# Local Indices on Partitioned Tables

I wrote an article lately about a simple model to understand indices in databases. It may help to read the other article first.

In a data processing project I worked on, the data is put into an Oracle database. The data is queried differently based on questions to be answered. Even worth, the queries are not known upfront, so a quick enough access is to be provided for all kind of usage scenarios.

During the design phase some decisions were made based on the information at the time. As the main point of view onto the data was time series based, the decision was made to use partitioned tables with local indices based on the time stamps. In the aftermath, that was a mistake, which was corrected.

Let’s assume, we want to store two years of data and the partition key is based on the year and week. For instance week 50 in 2017 has  the partition key 1750. Let’s assume we store data now for 2016 and 2017, we need about 104 partitions with partition keys 1601, 1602, …, 1652, 1701, 1702, …1751 and 1752. For the sake of simplicity for the next calculations, we assume we have in total 100 partitions. Each partition has local indices on different fields.

What is wrong with this scenario now? As long as we can directly access the table with partition keys, there is nothing wrong. We can create selects like:

Oracle knows in which partition to look at and which index to use to find the name. But, what happens in case we want to look up the name for the whole time? The query could be something like:

In this case we get terribly slow. But why?
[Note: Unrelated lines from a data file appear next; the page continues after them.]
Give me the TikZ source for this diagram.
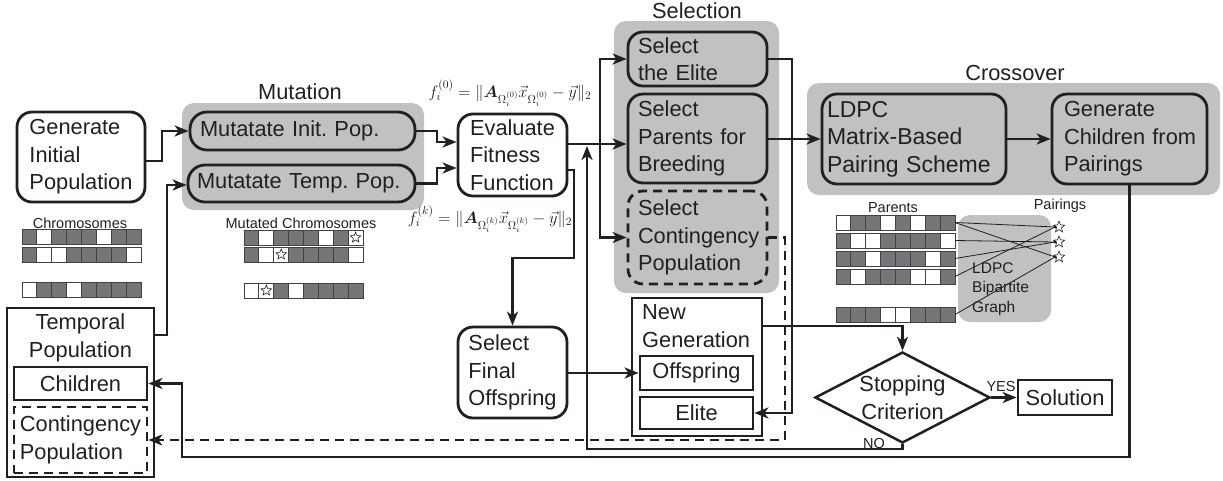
\RequirePackage{fix-cm}
\documentclass[tikz,border=0pt]{standalone}
\usepackage{fontspec}
\setmainfont{Liberation Sans}
\usepackage{bm}
\usetikzlibrary{arrows.meta,shapes.geometric}

\definecolor{ink}{RGB}{35,31,32}
\definecolor{grp}{RGB}{192,193,195}
\definecolor{cg}{RGB}{118,118,120}

% one chromosome: x, top y, list of cell colours
\newcommand\chromrow[3]{%
  \foreach \cc [count=\ci from 0] in {#3}
    {\path[cell,fill=\cc] ({#1+\ci*14.875},#2) rectangle ++(14.875,15);}}

\tikzset{
  big/.style={font=\fontsize{21.8}{27.5}\selectfont\frenchspacing},
  small/.style={font=\fontsize{14.5}{17}\selectfont},
  grpbg/.style={fill=grp, rounded corners=12pt},
  rbox/.style={big, draw=ink, line width=2.8pt, rounded corners=15pt, inner sep=2pt, align=left},
  sbox/.style={big, draw=ink, line width=2.8pt, inner sep=2pt, align=center},
  dashbox/.style={dash pattern=on 9pt off 6pt},
  wire/.style={draw=ink, line width=2.5pt},
  conn/.style={wire, -{Stealth[length=14pt,width=11pt,inset=4pt]}},
  cell/.style={draw=ink!85, line width=0.9pt},
  formula/.style={font=\fontsize{16.5}{19}\selectfont, inner sep=0pt, anchor=base},
  starmark/.style={star, star points=5, star point ratio=2.3, draw=ink, line width=0.6pt, minimum size=11pt, inner sep=0pt, fill=white},
  bip/.style={draw=ink, line width=0.8pt},
}

\begin{document}
\begin{tikzpicture}[x=1pt,y=-1pt, every node/.style={text=ink}]
\useasboundingbox (0,0) rectangle (1223,480);

% grey group backgrounds
\path[grpbg] (182,103) rectangle (424,210);
\path[grpbg] (614,21) rectangle (779,293);
\path[grpbg] (807,83) rectangle (1220,195);
\path[grpbg] (958,215) rectangle (1051,322);

% group titles
\node[big] (tmut) at (300,92) {Mutation};
\node[big] (tsel) at (697,11) {Selection};
\node[big] (tcro) at (1015,73) {Crossover};

% chromosomes
\node[small] (lchrom) at (80,223) {Chromosomes};
\chromrow{22}{229}{cg,white,cg,cg,cg,white,cg,cg}
\chromrow{22}{247}{cg,white,white,cg,cg,cg,cg,white}
\chromrow{22}{282}{white,cg,cg,white,cg,cg,cg,cg}

\node[small] (lmut) at (301,223) {Mutated Chromosomes};
\chromrow{244}{230}{cg,white,cg,cg,cg,white,cg,white}
\chromrow{244}{247}{cg,white,white,cg,cg,cg,cg,white}
\chromrow{244}{283}{white,white,cg,white,cg,cg,cg,cg}
\node[starmark] (m1) at (355.6,237.5) {};
\node[starmark] (m2) at (281.2,254.5) {};
\node[starmark] (m3) at (266.3,290.5) {};

\node[small] (lpar) at (893,208) {Parents};
\node[small] (lpair) at (1060,206) {Pairings};
\chromrow{836}{215}{white,cg,cg,white,cg,white,cg,cg}
\chromrow{836}{233}{cg,white,white,cg,cg,cg,cg,white}
\chromrow{836}{251}{cg,cg,white,cg,cg,cg,white,cg}
\chromrow{836}{269}{cg,white,cg,cg,cg,white,white,cg}
\chromrow{836}{307}{cg,cg,cg,white,white,cg,cg,cg}
\node[font=\fontsize{15.5}{19.5}\selectfont, align=left, anchor=west, inner sep=0pt] (lbip) at (972,289) {LDPC\\Bipartite\\Graph};

% pairing graph
\node[starmark, minimum size=12pt] (s1) at (1059,227) {};
\node[starmark, minimum size=12pt] (s2) at (1059,242) {};
\node[starmark, minimum size=12pt] (s3) at (1059,257) {};
\coordinate (r1) at (955,222.5);
\coordinate (r2) at (955,240.5);
\coordinate (r3) at (955,258.5);
\coordinate (r4) at (955,276.5);
\coordinate (r5) at (955,314.5);
\draw[bip] (r1) -- (s1.west);
\draw[bip] (r1) -- (s3.west);
\draw[bip] (r2) -- (s2.west);
\draw[bip] (r3) -- (s2.west);
\draw[bip] (r4) -- (s1.west);
\draw[bip] (r5) -- (s3.west);
\foreach \s in {s1,s2,s3} \fill[ink] (\s.west) circle (1.7);

% fitness formulas
\node[formula] (fz) at (510,97) {$f_i^{(0)} = \|\bm{A}_{\Omega_i^{(0)}}\vec{x}_{\Omega_i^{(0)}} - \vec{y}\|_2$};
\node[formula] (fk) at (490,223) {$f_i^{(k)} = \|\bm{A}_{\Omega_i^{(k)}}\vec{x}_{\Omega_i^{(k)}} - \vec{y}\|_2$};

% process boxes
\node[rbox, minimum width=128pt, minimum height=90pt] (gen) at (81,157) {Generate\\Initial\\Population};
\node[rbox, rounded corners=17pt, text width=205pt, inner xsep=10pt, minimum height=38pt] (mi) at (302.5,131) {Mutatate Init. Pop.};
\node[rbox, rounded corners=17pt, text width=209pt, inner xsep=9pt, minimum height=37pt] (mt) at (301.5,183.5) {Mutatate Temp. Pop.};
\node[rbox, minimum width=109pt, minimum height=82pt] (eval) at (512.5,155) {Evaluate\\Fitness\\Function};

\node[rbox, text width=119pt, inner xsep=10pt, minimum height=54pt] (selelite) at (697.5,59) {Select\\the Elite};
\node[rbox, text width=119pt, inner xsep=10pt, minimum height=89pt] (selpar) at (697.5,138.5) {Select\\Parents for\\Breeding};
\node[rbox, dashbox, text width=119pt, inner xsep=10pt, minimum height=93pt] (selcont) at (697.5,237.5) {Select\\Contingency\\Population};

\node[rbox, text width=174pt, inner xsep=5pt, minimum height=90pt, font=\fontsize{23}{27.5}\selectfont] (ldpc) at (914,139) {LDPC\\Matrix-Based\\Pairing Scheme};
\node[rbox, text width=137pt, inner xsep=9pt, minimum height=90pt] (genchild) at (1129.5,139) {\hspace*{3pt}Generate\\\hspace*{3pt}Children from\\\hspace*{3pt}Pairings};

\node[rbox, minimum width=109pt, minimum height=91pt] (selfinal) at (512.5,372.5) {Select\\Final\\Offspring};

\node[sbox, minimum width=130pt, minimum height=138pt] (newgen) at (697,367) {};
\node[big, align=left, anchor=west, inner sep=0pt] (ngtext) at (642,326) {New\\Generation};
\node[sbox, minimum width=113pt, minimum height=34pt] (offs) at (696.5,373) {Offspring};
\node[sbox, minimum width=113pt, minimum height=32pt] (elite) at (696.5,413) {Elite};

\node[sbox, minimum width=147pt, minimum height=169pt] (temp) at (80.5,392.5) {};
\node[big, align=center, inner sep=0pt] (temptext) at (80.5,338) {Temporal\\Population};
\node[sbox, minimum width=133pt, minimum height=33pt] (children) at (80.5,383.5) {Children};
\node[sbox, dashbox, align=left, minimum width=133pt, minimum height=66pt] (cont) at (80.5,440) {Contingency\\Population};

\node[big, diamond, draw=ink, line width=2.5pt, aspect=1.92, inner sep=-2pt, minimum width=175pt, minimum height=91pt, align=center] (stop) at (902.5,397.5) {Stopping\\Criterion};
\node[sbox, minimum width=94pt, minimum height=35pt] (sol) at (1065,397.5) {Solution};
\node[small] (yes) at (1001,386) {YES};
\node[small] (no) at (874,443) {NO};

% connectors
\draw[conn] (gen.east |- 0,161) -- (162,161) |- (mi.west);
\draw[conn] (temp.east |- 0,335) -- (167,335) |- (mt.west |- 0,185);
\draw[conn] (mi.east) -- (437,131) |- (eval.west |- 0,142);
\draw[conn] (mt.east) -- (437,183.5) |- (eval.west |- 0,168);

\coordinate (split) at (600,144);
\draw[wire] (eval.east |- split) -- (split);
\draw[conn] (split) -- (selpar.west |- split);
\draw[conn] (split) |- (selelite.west);
\draw[conn] (split) |- (selcont.west);

\draw[conn] (eval.east |- 0,170) -- (574,170) -- (574,258) -| (selfinal.north);
\draw[conn] (selfinal.east |- offs.west) -- (offs.west);
\draw[conn] (selelite.east) -- (792,59) |- (elite.east);
\draw[conn] (selpar.east |- ldpc.west) -- (ldpc.west);
\draw[conn] (ldpc.east) -- (genchild.west);
\draw[conn] (genchild.south) |- (182,457) |- (children.east);
\draw[conn, dashbox] (selcont.east) -- (785,237.5) |- (cont.east);
\draw[conn] (newgen.east |- 0,326) -| (stop.north);
\draw[conn] (stop.east) -- (sol.west);
\coordinate (rejoin) at (587,146);
\draw[conn] (stop.south) |- (587,449) -- (rejoin);
\end{tikzpicture}
\end{document}
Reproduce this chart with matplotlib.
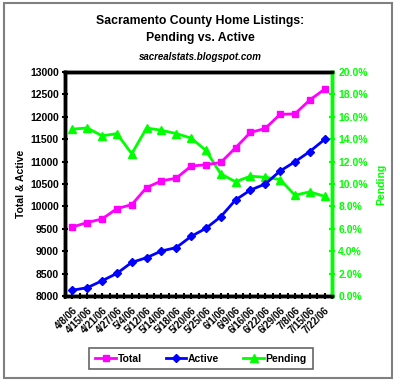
import matplotlib
matplotlib.use("Agg")
import matplotlib.pyplot as plt
import numpy as np
from matplotlib.patches import Rectangle
from matplotlib.ticker import FuncFormatter, MultipleLocator

plt.rcParams['font.family'] = ['Liberation Sans', 'DejaVu Sans']
plt.rcParams['font.weight'] = 'bold'

dates = ['4/8/06', '4/15/06', '4/21/06', '4/27/06', '5/4/06', '5/12/06',
         '5/14/06', '5/18/06', '5/20/06', '5/25/06', '6/1/06', '6/9/06',
         '6/16/06', '6/22/06', '6/29/06', '7/8/06', '7/15/06', '7/22/06']
total = [9540, 9640, 9720, 9950, 10040, 10420, 10570, 10630, 10900,
         10930, 10980, 11310, 11650, 11740, 12055, 12065, 12375, 12615]
active = [8130, 8185, 8340, 8505, 8750, 8855, 9005, 9080, 9330,
          9510, 9770, 10145, 10365, 10500, 10790, 10995, 11225, 11495]
pending = [14.9, 15.0, 14.3, 14.5, 12.7, 15.0, 14.8, 14.5, 14.1,
           13.0, 10.9, 10.2, 10.7, 10.6, 10.4, 9.0, 9.3, 8.9]

magenta = '#FF00FF'
blue = '#0000FF'
green = '#00FF00'

fig = plt.figure(figsize=(4.0, 3.84), dpi=100)
fig.patches.append(Rectangle((4 / 400, 1 - 378 / 384), 388 / 400, 375 / 384,
                             transform=fig.transFigure, fill=False,
                             edgecolor='#808080', linewidth=1.5))

ax = fig.add_axes([65 / 400, 1 - 296 / 384, 267 / 400, 224 / 384])
ax2 = ax.twinx()
x = np.arange(len(dates))

l1, = ax.plot(x, total, color=magenta, marker='s', markersize=5, linewidth=2)
l2, = ax.plot(x, active, color=blue, marker='D', markersize=4.5, linewidth=2)
l3, = ax2.plot(x, pending, color=green, marker='^', markersize=6, linewidth=2)
ax.set_zorder(ax2.get_zorder() + 1)
ax.patch.set_visible(False)

ax.set_xlim(-0.5, len(dates) - 0.5)
ax.set_ylim(8000, 13000)
ax2.set_ylim(0, 20)

ax.set_xticks(x)
ax.set_xticklabels(dates, rotation=45, ha='right', rotation_mode='anchor',
                   fontsize=7, fontweight='bold')
ax.xaxis.set_minor_locator(MultipleLocator(0.5))
ax.yaxis.set_major_locator(MultipleLocator(500))
ax.tick_params(axis='x', which='both', direction='inout', length=5, width=1.5, pad=4)
ax.tick_params(axis='y', direction='inout', length=5, width=1.5, labelsize=7.5, pad=2)
ax2.yaxis.set_major_locator(MultipleLocator(2))
ax2.yaxis.set_major_formatter(FuncFormatter(lambda v, p: f'{v:.1f}%'))
ax2.tick_params(axis='y', direction='inout', length=5, width=1.5, color=green,
                labelcolor=green, labelsize=7.5, pad=2)

for a in (ax, ax2):
    for s in ('left', 'top', 'bottom'):
        a.spines[s].set_linewidth(2.5)
        a.spines[s].set_color('black')
    a.spines['right'].set_linewidth(2.5)
    a.spines['right'].set_color(green)

ax.set_ylabel('Total & Active', fontsize=7.5, fontweight='bold', labelpad=3)
ax2.set_ylabel('Pending', fontsize=7.5, fontweight='bold', color=green, labelpad=6)

fig.text(0.5, 1 - 21 / 384, 'Sacramento County Home Listings:', ha='center',
         va='center', fontsize=8.8, fontweight='bold')
fig.text(0.5, 1 - 38 / 384, 'Pending vs. Active', ha='center', va='center',
         fontsize=8.8, fontweight='bold')
fig.text(0.5, 1 - 57 / 384, 'sacrealstats.blogspot.com', ha='center', va='center',
         fontsize=7, fontweight='bold', style='italic')

leg = fig.legend([l1, l2, l3], ['Total', 'Active', 'Pending'], loc='center',
                 bbox_to_anchor=(201 / 400, 1 - 358.5 / 384), ncol=3,
                 fontsize=7.5, frameon=True, fancybox=False, handlelength=2.0,
                 columnspacing=2.3, handletextpad=0.15, borderpad=0.55,
                 borderaxespad=0, markerscale=0.9)
leg.get_frame().set_edgecolor('#404040')
leg.get_frame().set_linewidth(1.2)

fig.savefig('out.png', dpi=100)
Let’s calculate the time characteristics in Big O Notation:

Let’s assume we have a total number of N samples in the whole time series. In trivial, unpartitioned case, without any additional index, we have the time characteristics:

t(N) = O(N)

If we put an index onto the table which can be utilized, we get a much better time characteristics of:

t(N) = O(log2(N))

That’s actually, why indices are used. The speedup S is :

S(N) = O(N) / O(log2(N)) ~ N / log2(N)

If N is only 1, there is not speedup at all, but for let’s say 1000 samples, the speedup is already about 100. That’s great.

But, what happens in case of partitioning? Let’s assume we have in total P partitions. If we can use the partition key only without any additional index, Oracle just accesses the one partition and we get a behavior of

t(N) = O(N/P)

with a total speedup of

S(N) = O(N) / O (N/P) ~ P

In our example above, this is a speed up of a factor of 100 resulting in a 1/100 of query time, because we only need to access 1/100th of the data. Not bad at all.

The same characteristics we can calculate with an additional index. In this case we get:

t(N) = O(log(N/P))

What happens now in case we search for name over the whole time series? Because, we need to read the whole table again over all partitions with a local index only, this comes down to:

t(N) = O(P * log(N/P))

The problem is, we have to look P times into each partition and can use the local index only. This is P time utilizing an index. Compared with an index on unpartitioned table or with a global index, the speed up is is much smaller that one. In our example above with 100 partitions, this leads to:

S(N) = O(log(N)) / O(100*log( N/100) ~ 1/ 100

The reason is that the partition number increases linearly, but the gain of the performance due to the index is increasing much slower.

This calculations show, that in cases of random access on partitioned tables, global indices are recommend to not slow down the queries.